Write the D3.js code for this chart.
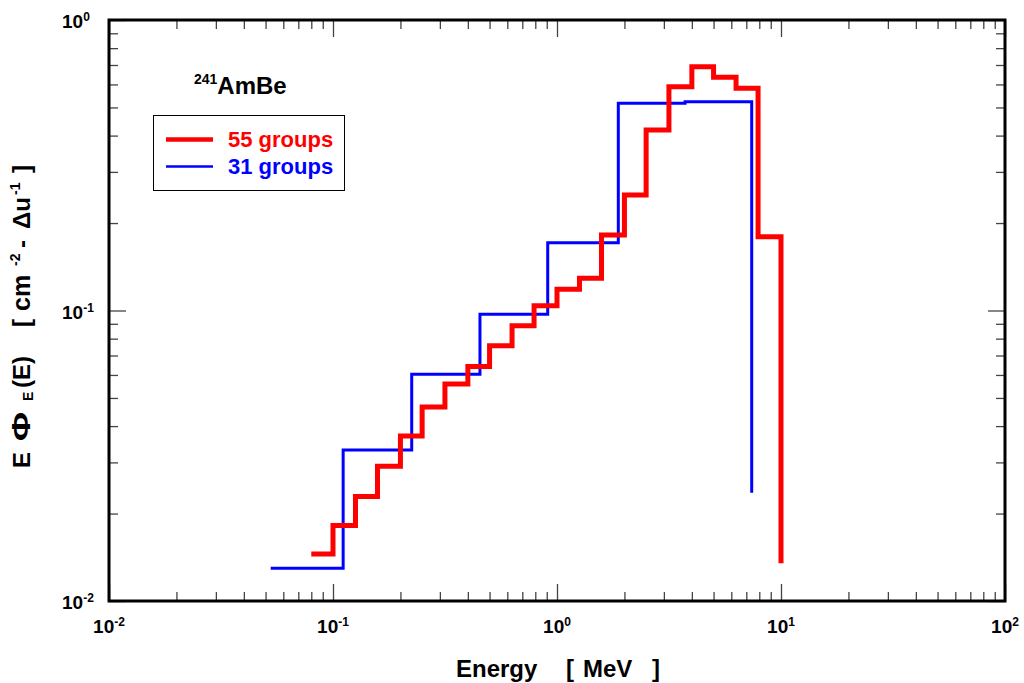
<!DOCTYPE html>
<html>
<head>
<meta charset="utf-8">
<script src="https://cdn.jsdelivr.net/npm/d3@7"></script>
<style>
  html, body { margin: 0; padding: 0; background: #fff; }
  svg text { font-family: "Liberation Sans", Arial, Helvetica, sans-serif; font-weight: bold; white-space: pre; }
</style>
</head>
<body>
<svg id="chart" width="1024" height="683"></svg>
<script>
// 241AmBe neutron spectrum, lethargy representation E·Φ_E(E)
// Group boundaries in MeV and group values (per unit lethargy)
const groups55Edges = [0.08, 0.1, 0.126, 0.158, 0.2, 0.25, 0.316, 0.4, 0.5, 0.63, 0.79,
                       1.0, 1.26, 1.58, 2.0, 2.5, 3.16, 4.0, 5.0, 6.3, 7.9, 10.0];
const groups55Values = [0.0145, 0.0182, 0.0229, 0.0291, 0.0370, 0.0465, 0.0558, 0.0641,
                        0.0756, 0.0887, 0.1039, 0.1183, 0.129, 0.182, 0.250, 0.418,
                        0.589, 0.691, 0.635, 0.582, 0.1795];
const groups55Tail = 0.0135;

const groups31Edges = [0.0527, 0.111, 0.2246, 0.453, 0.909, 1.878, 3.73, 7.4];
const groups31Values = [0.01296, 0.0331, 0.0603, 0.097, 0.171, 0.5166, 0.5234];
const groups31Tail = 0.0236;

const seriesNames = ["55 groups", "31 groups"];
const seriesColors = ["#ff0000", "#0000ff"];

const xDecades = [-2, -1, 0, 1, 2];
const yDecades = [-2, -1, 0];

const svg = d3.select("#chart");
const plotLeft = 109, plotRight = 1005, plotTop = 20, plotBottom = 601;

const x = d3.scaleLog().domain([1e-2, 1e2]).range([plotLeft, plotRight]);
const y = d3.scaleLog().domain([1e-2, 1]).range([plotBottom, plotTop]);

// tick positions: decades and 2..9 subdivisions
function minorTicks(lo, hi) {
  const out = [];
  for (let d = lo; d < hi; d++) for (let m = 2; m <= 9; m++) out.push(m * Math.pow(10, d));
  return out;
}
const xMajor = xDecades.map(d => Math.pow(10, d));
const yMajor = yDecades.map(d => Math.pow(10, d));
const xMinor = minorTicks(-2, 2);
const yMinor = minorTicks(-2, 0);

function tickAxis(axisFn, scale, values, size, transform) {
  const g = svg.append("g").attr("transform", transform)
    .call(axisFn(scale).tickValues(values).tickSize(size).tickFormat(""));
  g.select(".domain").remove();
  g.selectAll(".tick line").attr("stroke", "#444").attr("stroke-width", 1.3);
  return g;
}
// inward ticks on all four sides
tickAxis(d3.axisBottom, x, xMinor, -9, `translate(0,${plotBottom})`);
tickAxis(d3.axisBottom, x, xMajor, -17, `translate(0,${plotBottom})`);
tickAxis(d3.axisTop, x, xMinor, -9, `translate(0,${plotTop})`);
tickAxis(d3.axisTop, x, xMajor, -17, `translate(0,${plotTop})`);
tickAxis(d3.axisLeft, y, yMinor, -9, `translate(${plotLeft},0)`);
tickAxis(d3.axisLeft, y, yMajor, -17, `translate(${plotLeft},0)`);
tickAxis(d3.axisRight, y, yMinor, -9, `translate(${plotRight},0)`);
tickAxis(d3.axisRight, y, yMajor, -17, `translate(${plotRight},0)`);

// step histograms
function stepPoints(edges, values, tail) {
  const pts = values.map((v, i) => [edges[i], v]);
  pts.push([edges[edges.length - 1], values[values.length - 1]]);
  pts.push([edges[edges.length - 1], tail]);
  return pts;
}
const line = d3.line().x(d => x(d[0])).y(d => y(d[1])).curve(d3.curveStepAfter);

svg.append("path")
  .attr("d", line(stepPoints(groups31Edges, groups31Values, groups31Tail)))
  .attr("fill", "none").attr("stroke", seriesColors[1]).attr("stroke-width", 3)
  .attr("stroke-linejoin", "miter");
svg.append("path")
  .attr("d", line(stepPoints(groups55Edges, groups55Values, groups55Tail)))
  .attr("fill", "none").attr("stroke", seriesColors[0]).attr("stroke-width", 5)
  .attr("stroke-linejoin", "miter");

// frame
svg.append("rect")
  .attr("x", plotLeft).attr("y", plotTop).attr("width", plotRight - plotLeft).attr("height", plotBottom - plotTop)
  .attr("fill", "none").attr("stroke", "#000").attr("stroke-width", 3);

// decade labels
function powerLabel(g, exp, xPos, yPos, anchor) {
  const t = g.append("text").attr("x", xPos).attr("y", yPos)
    .attr("text-anchor", anchor).attr("font-size", 19).attr("fill", "#000");
  t.append("tspan").text("10");
  t.append("tspan").attr("font-size", 12).attr("dy", -7).text(String(exp));
  return t;
}
const labels = svg.append("g");
xDecades.forEach(d => powerLabel(labels, d, x(Math.pow(10, d)), 633, "middle"));
yDecades.forEach(d => powerLabel(labels, d, 62, y(Math.pow(10, d)) + 8, "start"));

// x axis title, pieces spaced out
const xTitle = svg.append("g");
[["Energy", 456], ["[", 566], ["MeV", 583], ["]", 652]].forEach(([s, px]) => {
  xTitle.append("text").attr("x", px).attr("y", 677).attr("font-size", 24).text(s);
});

// y axis title, rotated, pieces placed along the left margin (reading upward)
const yTitleParts = [
  { s: "E",  at: 468, size: 24, base: 30 },
  { s: "Φ",  at: 441, size: 26, base: 30, len: 29 },
  { s: "E",  at: 401, size: 14, base: 33 },
  { s: "(E)", at: 388, size: 24, base: 30 },
  { s: "[",  at: 327, size: 24, base: 30 },
  { s: "cm", at: 311, size: 25, base: 30 },
  { s: "-2", at: 266, size: 14, base: 20 },
  { s: "-",  at: 248, size: 24, base: 30 },
  { s: "Δu", at: 229, size: 24, base: 30 },
  { s: "-1", at: 195, size: 14, base: 20 },
  { s: "]",  at: 173, size: 24, base: 30 }
];
const yTitle = svg.append("g");
yTitleParts.forEach(p => {
  const t = yTitle.append("text")
    .attr("transform", `translate(${p.base},${p.at}) rotate(-90)`)
    .attr("font-size", p.size).text(p.s);
  if (p.len) t.attr("textLength", p.len).attr("lengthAdjust", "spacingAndGlyphs");
});

// source label
const src = svg.append("text").attr("x", 194).attr("y", 94);
src.append("tspan").attr("font-size", 14).attr("dy", -10).text("241");
src.append("tspan").attr("font-size", 24).attr("dy", 10).text("AmBe");

// legend
const legend = svg.append("g");
legend.append("rect").attr("x", 153.5).attr("y", 115.5).attr("width", 191).attr("height", 75)
  .attr("fill", "#fff").attr("stroke", "#000").attr("stroke-width", 1);
const legendRows = [
  { name: seriesNames[0], color: seriesColors[0], width: 4.5, yLine: 139.5, yText: 147 },
  { name: seriesNames[1], color: seriesColors[1], width: 2.5, yLine: 166.5, yText: 174 }
];
legendRows.forEach(r => {
  legend.append("line").attr("x1", 166).attr("x2", 213).attr("y1", r.yLine).attr("y2", r.yLine)
    .attr("stroke", r.color).attr("stroke-width", r.width);
  legend.append("text").attr("x", 228).attr("y", r.yText).attr("font-size", 22)
    .attr("fill", r.color).text(r.name);
});
</script>
</body>
</html>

# Problem description:
Return the material word for word. Pictures are not part of the copy.

# Exercise response:
Write the D3.js code for this chart.
<!DOCTYPE html>
<html>
<head>
<meta charset="utf-8">
<script src="https://cdn.jsdelivr.net/npm/d3@7"></script>
<style>
  html, body { margin: 0; padding: 0; background: #fff; }
  svg text { font-family: "Liberation Sans", Arial, Helvetica, sans-serif; font-weight: bold; white-space: pre; }
</style>
</head>
<body>
<svg id="chart" width="1024" height="683"></svg>
<script>
// 241AmBe neutron spectrum, lethargy representation E·Φ_E(E)
// Group boundaries in MeV and group values (per unit lethargy)
const groups55Edges = [0.08, 0.1, 0.126, 0.158, 0.2, 0.25, 0.316, 0.4, 0.5, 0.63, 0.79,
                       1.0, 1.26, 1.58, 2.0, 2.5, 3.16, 4.0, 5.0, 6.3, 7.9, 10.0];
const groups55Values = [0.0145, 0.0182, 0.0229, 0.0291, 0.0370, 0.0465, 0.0558, 0.0641,
                        0.0756, 0.0887, 0.1039, 0.1183, 0.129, 0.182, 0.250, 0.418,
                        0.589, 0.691, 0.635, 0.582, 0.1795];
const groups55Tail = 0.0135;

const groups31Edges = [0.0527, 0.111, 0.2246, 0.453, 0.909, 1.878, 3.73, 7.4];
const groups31Values = [0.01296, 0.0331, 0.0603, 0.097, 0.171, 0.5166, 0.5234];
const groups31Tail = 0.0236;

const seriesNames = ["55 groups", "31 groups"];
const seriesColors = ["#ff0000", "#0000ff"];

const xDecades = [-2, -1, 0, 1, 2];
const yDecades = [-2, -1, 0];

const svg = d3.select("#chart");
const plotLeft = 109, plotRight = 1005, plotTop = 20, plotBottom = 601;

const x = d3.scaleLog().domain([1e-2, 1e2]).range([plotLeft, plotRight]);
const y = d3.scaleLog().domain([1e-2, 1]).range([plotBottom, plotTop]);

// tick positions: decades and 2..9 subdivisions
function minorTicks(lo, hi) {
  const out = [];
  for (let d = lo; d < hi; d++) for (let m = 2; m <= 9; m++) out.push(m * Math.pow(10, d));
  return out;
}
const xMajor = xDecades.map(d => Math.pow(10, d));
const yMajor = yDecades.map(d => Math.pow(10, d));
const xMinor = minorTicks(-2, 2);
const yMinor = minorTicks(-2, 0);

function tickAxis(axisFn, scale, values, size, transform) {
  const g = svg.append("g").attr("transform", transform)
    .call(axisFn(scale).tickValues(values).tickSize(size).tickFormat(""));
  g.select(".domain").remove();
  g.selectAll(".tick line").attr("stroke", "#444").attr("stroke-width", 1.3);
  return g;
}
// inward ticks on all four sides
tickAxis(d3.axisBottom, x, xMinor, -9, `translate(0,${plotBottom})`);
tickAxis(d3.axisBottom, x, xMajor, -17, `translate(0,${plotBottom})`);
tickAxis(d3.axisTop, x, xMinor, -9, `translate(0,${plotTop})`);
tickAxis(d3.axisTop, x, xMajor, -17, `translate(0,${plotTop})`);
tickAxis(d3.axisLeft, y, yMinor, -9, `translate(${plotLeft},0)`);
tickAxis(d3.axisLeft, y, yMajor, -17, `translate(${plotLeft},0)`);
tickAxis(d3.axisRight, y, yMinor, -9, `translate(${plotRight},0)`);
tickAxis(d3.axisRight, y, yMajor, -17, `translate(${plotRight},0)`);

// step histograms
function stepPoints(edges, values, tail) {
  const pts = values.map((v, i) => [edges[i], v]);
  pts.push([edges[edges.length - 1], values[values.length - 1]]);
  pts.push([edges[edges.length - 1], tail]);
  return pts;
}
const line = d3.line().x(d => x(d[0])).y(d => y(d[1])).curve(d3.curveStepAfter);

svg.append("path")
  .attr("d", line(stepPoints(groups31Edges, groups31Values, groups31Tail)))
  .attr("fill", "none").attr("stroke", seriesColors[1]).attr("stroke-width", 3)
  .attr("stroke-linejoin", "miter");
svg.append("path")
  .attr("d", line(stepPoints(groups55Edges, groups55Values, groups55Tail)))
  .attr("fill", "none").attr("stroke", seriesColors[0]).attr("stroke-width", 5)
  .attr("stroke-linejoin", "miter");

// frame
svg.append("rect")
  .attr("x", plotLeft).attr("y", plotTop).attr("width", plotRight - plotLeft).attr("height", plotBottom - plotTop)
  .attr("fill", "none").attr("stroke", "#000").attr("stroke-width", 3);

// decade labels
function powerLabel(g, exp, xPos, yPos, anchor) {
  const t = g.append("text").attr("x", xPos).attr("y", yPos)
    .attr("text-anchor", anchor).attr("font-size", 19).attr("fill", "#000");
  t.append("tspan").text("10");
  t.append("tspan").attr("font-size", 12).attr("dy", -7).text(String(exp));
  return t;
}
const labels = svg.append("g");
xDecades.forEach(d => powerLabel(labels, d, x(Math.pow(10, d)), 633, "middle"));
yDecades.forEach(d => powerLabel(labels, d, 62, y(Math.pow(10, d)) + 8, "start"));

// x axis title, pieces spaced out
const xTitle = svg.append("g");
[["Energy", 456], ["[", 566], ["MeV", 583], ["]", 652]].forEach(([s, px]) => {
  xTitle.append("text").attr("x", px).attr("y", 677).attr("font-size", 24).text(s);
});

// y axis title, rotated, pieces placed along the left margin (reading upward)
const yTitleParts = [
  { s: "E",  at: 468, size: 24, base: 30 },
  { s: "Φ",  at: 441, size: 26, base: 30, len: 29 },
  { s: "E",  at: 401, size: 14, base: 33 },
  { s: "(E)", at: 388, size: 24, base: 30 },
  { s: "[",  at: 327, size: 24, base: 30 },
  { s: "cm", at: 311, size: 25, base: 30 },
  { s: "-2", at: 266, size: 14, base: 20 },
  { s: "-",  at: 248, size: 24, base: 30 },
  { s: "Δu", at: 229, size: 24, base: 30 },
  { s: "-1", at: 195, size: 14, base: 20 },
  { s: "]",  at: 173, size: 24, base: 30 }
];
const yTitle = svg.append("g");
yTitleParts.forEach(p => {
  const t = yTitle.append("text")
    .attr("transform", `translate(${p.base},${p.at}) rotate(-90)`)
    .attr("font-size", p.size).text(p.s);
  if (p.len) t.attr("textLength", p.len).attr("lengthAdjust", "spacingAndGlyphs");
});

// source label
const src = svg.append("text").attr("x", 194).attr("y", 94);
src.append("tspan").attr("font-size", 14).attr("dy", -10).text("241");
src.append("tspan").attr("font-size", 24).attr("dy", 10).text("AmBe");

// legend
const legend = svg.append("g");
legend.append("rect").attr("x", 153.5).attr("y", 115.5).attr("width", 191).attr("height", 75)
  .attr("fill", "#fff").attr("stroke", "#000").attr("stroke-width", 1);
const legendRows = [
  { name: seriesNames[0], color: seriesColors[0], width: 4.5, yLine: 139.5, yText: 147 },
  { name: seriesNames[1], color: seriesColors[1], width: 2.5, yLine: 166.5, yText: 174 }
];
legendRows.forEach(r => {
  legend.append("line").attr("x1", 166).attr("x2", 213).attr("y1", r.yLine).attr("y2", r.yLine)
    .attr("stroke", r.color).attr("stroke-width", r.width);
  legend.append("text").attr("x", 228).attr("y", r.yText).attr("font-size", 22)
    .attr("fill", r.color).text(r.name);
});
</script>
</body>
</html>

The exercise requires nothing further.